Chase Freedom incentivizes mobile wallets with 5% cash back
- Chase, the biggest issuer of general purpose credit cards with $141.8 billion in outstanding balances, will offer 5% cash back for Chase Freedom cardholders when they pay with a mobile wallet in Q1 2018. The offer is good on the first $1,500 spent on all items using Chase Pay, Apple Pay, Android Pay or Samsung Pay, according to a press release.
- Cardholders can also earn 5% back when they make qualified purchases — through mobile wallets or traditional payment methods — at gas stations, streaming services Spotify, Hulu and Netflix and merchants of internet, cable TV and phone services.
- The deadline to activate the offer is March 14, and is retroactive back to Jan. 1, per the release. Otherwise, Chase Freedom cardholders will receive the standard 1% cash back on all purchases.
Interestingly, Chase Freedom is offering rewards for people who use Chase Pay or who have their credit card loaded into a third-party payment service like Apple Pay, Android Pay or Samsung Pay. Basically, Chase is promoting mobile payment methods overall while emphasizing its role in adding value to consumers' electronic wallets. Chase Pay is a separate app from Chase Mobile, but the bank may need to eventually combine the two, especially as banking services become more commoditized and non-bank wallet providers add more functionality.
Banks like Chase's parent company J.P. Morgan Chase are struggling to stay relevant as payments shift to mobile platforms and blockchain technologies that give consumers more freedom to manage their money outside of a traditional banking system.
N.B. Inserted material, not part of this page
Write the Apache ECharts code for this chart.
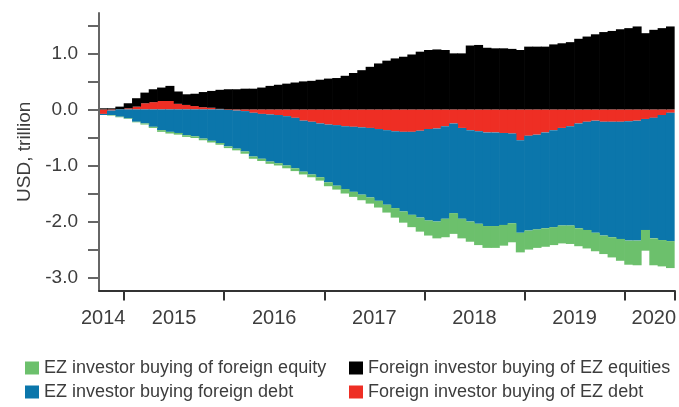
<!DOCTYPE html>
<html><head><meta charset="utf-8">
<script src="https://cdn.jsdelivr.net/npm/echarts@6/dist/echarts.min.js"></script>
<style>html,body{margin:0;padding:0;background:#fff}#c{width:679px;height:407px}</style>
</head><body><div id="c"></div>
<script>
const months = ['2014-10','2014-11','2014-12',
'2015-01','2015-02','2015-03','2015-04','2015-05','2015-06','2015-07','2015-08','2015-09','2015-10','2015-11','2015-12',
'2016-01','2016-02','2016-03','2016-04','2016-05','2016-06','2016-07','2016-08','2016-09','2016-10','2016-11','2016-12',
'2017-01','2017-02','2017-03','2017-04','2017-05','2017-06','2017-07','2017-08','2017-09','2017-10','2017-11','2017-12',
'2018-01','2018-02','2018-03','2018-04','2018-05','2018-06','2018-07','2018-08','2018-09','2018-10','2018-11','2018-12',
'2019-01','2019-02','2019-03','2019-04','2019-05','2019-06','2019-07','2019-08','2019-09','2019-10','2019-11','2019-12',
'2020-01','2020-02','2020-03','2020-04','2020-05','2020-06'];

// Foreign investor buying of EZ debt
const ezDebtForeign = [-0.08,-0.02,0,0.02,0.05,0.11,0.13,0.15,0.15,0.10,0.08,0.06,0.04,0.03,0.01,
-0.01,-0.02,-0.03,-0.06,-0.08,-0.09,-0.10,-0.12,-0.15,-0.20,-0.22,-0.25,
-0.27,-0.28,-0.30,-0.31,-0.32,-0.33,-0.35,-0.37,-0.39,-0.40,-0.40,-0.38,
-0.35,-0.34,-0.30,-0.25,-0.33,-0.37,-0.39,-0.41,-0.41,-0.42,-0.43,-0.55,
-0.47,-0.45,-0.41,-0.37,-0.33,-0.30,-0.25,-0.22,-0.20,-0.22,-0.22,-0.22,
-0.21,-0.20,-0.17,-0.15,-0.10,-0.06];
// Foreign investor buying of EZ equities
const ezEquityForeign = [0.02,0.02,0.05,0.09,0.15,0.19,0.23,0.24,0.27,0.22,0.19,0.22,0.27,0.30,0.34,
0.36,0.36,0.37,0.37,0.39,0.42,0.44,0.46,0.48,0.50,0.51,0.53,
0.55,0.56,0.60,0.65,0.70,0.76,0.82,0.87,0.91,0.94,0.98,1.03,
1.06,1.07,1.06,1.00,1.00,1.14,1.15,1.10,1.09,1.09,1.08,1.06,
1.12,1.12,1.12,1.16,1.18,1.20,1.26,1.30,1.34,1.38,1.40,1.43,
1.45,1.48,1.36,1.42,1.45,1.48];
// EZ investor buying foreign debt
const foreignDebtEZ = [-0.02,-0.08,-0.13,-0.16,-0.22,-0.25,-0.31,-0.37,-0.40,-0.42,-0.46,-0.48,-0.52,-0.56,-0.60,
-0.65,-0.68,-0.72,-0.78,-0.80,-0.84,-0.86,-0.88,-0.90,-0.91,-0.94,-0.96,
-1.03,-1.08,-1.12,-1.16,-1.20,-1.24,-1.28,-1.33,-1.37,-1.42,-1.48,-1.55,
-1.63,-1.66,-1.65,-1.60,-1.62,-1.63,-1.65,-1.67,-1.67,-1.64,-1.60,-1.65,
-1.69,-1.69,-1.71,-1.73,-1.74,-1.77,-1.87,-1.93,-2.00,-2.03,-2.06,-2.09,
-2.13,-2.14,-1.98,-2.15,-2.23,-2.29];
// EZ investor buying of foreign equity
const foreignEquityEZ = [0,-0.01,-0.01,-0.01,-0.01,-0.02,-0.02,-0.03,-0.03,-0.03,-0.03,-0.03,-0.03,-0.03,-0.03,
-0.03,-0.03,-0.04,-0.04,-0.04,-0.04,-0.04,-0.05,-0.05,-0.05,-0.05,-0.06,
-0.07,-0.07,-0.08,-0.09,-0.10,-0.11,-0.12,-0.14,-0.17,-0.20,-0.22,-0.25,
-0.27,-0.30,-0.33,-0.37,-0.35,-0.36,-0.38,-0.39,-0.39,-0.37,-0.34,-0.35,
-0.34,-0.33,-0.33,-0.32,-0.32,-0.33,-0.32,-0.33,-0.33,-0.33,-0.36,-0.39,
-0.43,-0.44,-0.37,-0.48,-0.47,-0.48];

const yearTicks = ['2014','2015','2016','2017','2018','2019','2020'];
const yearLabelAt = ['2014-10','2015-07','2016-07','2017-07','2018-07','2019-07','2020-04'];
const yTickValues = [-3,-2.5,-2,-1.5,-1,-0.5,0,0.5,1,1.5];
const yLabelValues = [-3,-2,-1,0,1];

const names = {
  green: 'EZ investor buying of foreign equity',
  blue: 'EZ investor buying foreign debt',
  black: 'Foreign investor buying of EZ equities',
  red: 'Foreign investor buying of EZ debt'
};
const colors = {green: '#6cc06c', blue: '#0b76ab', black: '#000000', red: '#ee2e24'};
const FONT = "'Liberation Sans', Arial, sans-serif";
const TXT = '#3d3d3d';

function legendItem(name, left, top) {
  return {left: left, top: top, orient: 'horizontal', itemWidth: 14, itemHeight: 13, icon: 'rect',
    padding: 0, textStyle: {fontFamily: FONT, fontSize: 18, color: TXT}, data: [name]};
}
function bar(name, data, color) {
  return {name: name, type: 'bar', stack: 'all', data: data, barCategoryGap: '0%', barWidth: 9,
    itemStyle: {color: color}, animation: false};
}

const chart = echarts.init(document.getElementById('c'), null, {renderer: 'canvas'});
chart.setOption({
  animation: false,
  grid: {left: 99, width: 583, top: 13, height: 277.5},
  legend: [
    legendItem(names.green, 25, 359),
    legendItem(names.blue, 25, 383),
    legendItem(names.black, 349, 359),
    legendItem(names.red, 349, 383)
  ],
  xAxis: {
    type: 'category', data: months, boundaryGap: true, z: 10,
    axisLine: {onZero: false, lineStyle: {color: '#333', width: 2}},
    axisTick: {show: true, inside: false, alignWithLabel: false, length: 10, lineStyle: {color: '#333', width: 2},
      interval: function (i, v) { const m = (typeof v === 'string') ? v : months[i]; return !!m && m.slice(5) === '01'; }},
    axisLabel: {
      interval: 0, margin: 18, fontFamily: FONT, fontSize: 20, color: TXT,
      formatter: function (v) {
        const k = yearLabelAt.indexOf(v);
        if (k < 0) return '';
        return (k === 0 || k === yearTicks.length - 1) ? '{e|' + yearTicks[k] + '}' : '{m|' + yearTicks[k] + '}';
      },
      rich: {
        e: {fontFamily: FONT, fontSize: 20, color: TXT},
        m: {fontFamily: FONT, fontSize: 20, color: TXT, padding: [0, 8.4, 0, 0]}
      }
    },
    splitLine: {show: false}
  },
  yAxis: {
    type: 'value', min: -3.23, max: 1.72, z: 10,
    name: 'USD, trillion', nameLocation: 'middle', nameGap: 58, nameRotate: 90,
    nameTextStyle: {fontFamily: FONT, fontSize: 19, color: TXT},
    axisLine: {show: true, onZero: false, lineStyle: {color: '#666', width: 2}},
    axisTick: {show: true, length: 11, lineStyle: {color: '#666', width: 2}, customValues: yTickValues},
    axisLabel: {margin: 21, fontFamily: FONT, fontSize: 19, color: TXT, customValues: yLabelValues,
      formatter: function (v) { return v.toFixed(1); }},
    splitLine: {show: false}
  },
  series: [
    bar(names.red, ezDebtForeign, colors.red),
    bar(names.black, ezEquityForeign, colors.black),
    bar(names.blue, foreignDebtEZ, colors.blue),
    bar(names.green, foreignEquityEZ, colors.green)
  ]
});
</script></body></html>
Chase is one of the few traditional banks to offer a mobile wallet, but overall these financial institutions have been playing catch up. While U.S. consumers have been relatively slow to adopt mobile pay methods, they are increasingly popular with younger consumers, suggesting continued growth.
More than half (54%) of Americans explicitly said they don't prefer mobile payments, according to a study by researcher Kantar TNS cited by eMarketer. American mobile consumers said the key obstacles to adoption in the country included "concerns about security and a lack of understanding of [mobile payments'] potential benefits," consulting firm Deloitte found in a November survey.
The challenge for banks will be to find their place in a financial system that is evolving with digital and mobile technologies. Banks have tended to focus on developing apps for mobile banking — such as setting up electronic payments and more recently for depositing paper checks — while technology companies have focused on payment services. PayPal created a digital wallet to help people make internet purchases, and the popularity of smartphones has pushed Apple, Google and Samsung to offer mobile wallets. Those wallets depend on uploading a bank card and authenticating it, which means that banks still act as intermediaries for most contactless payments.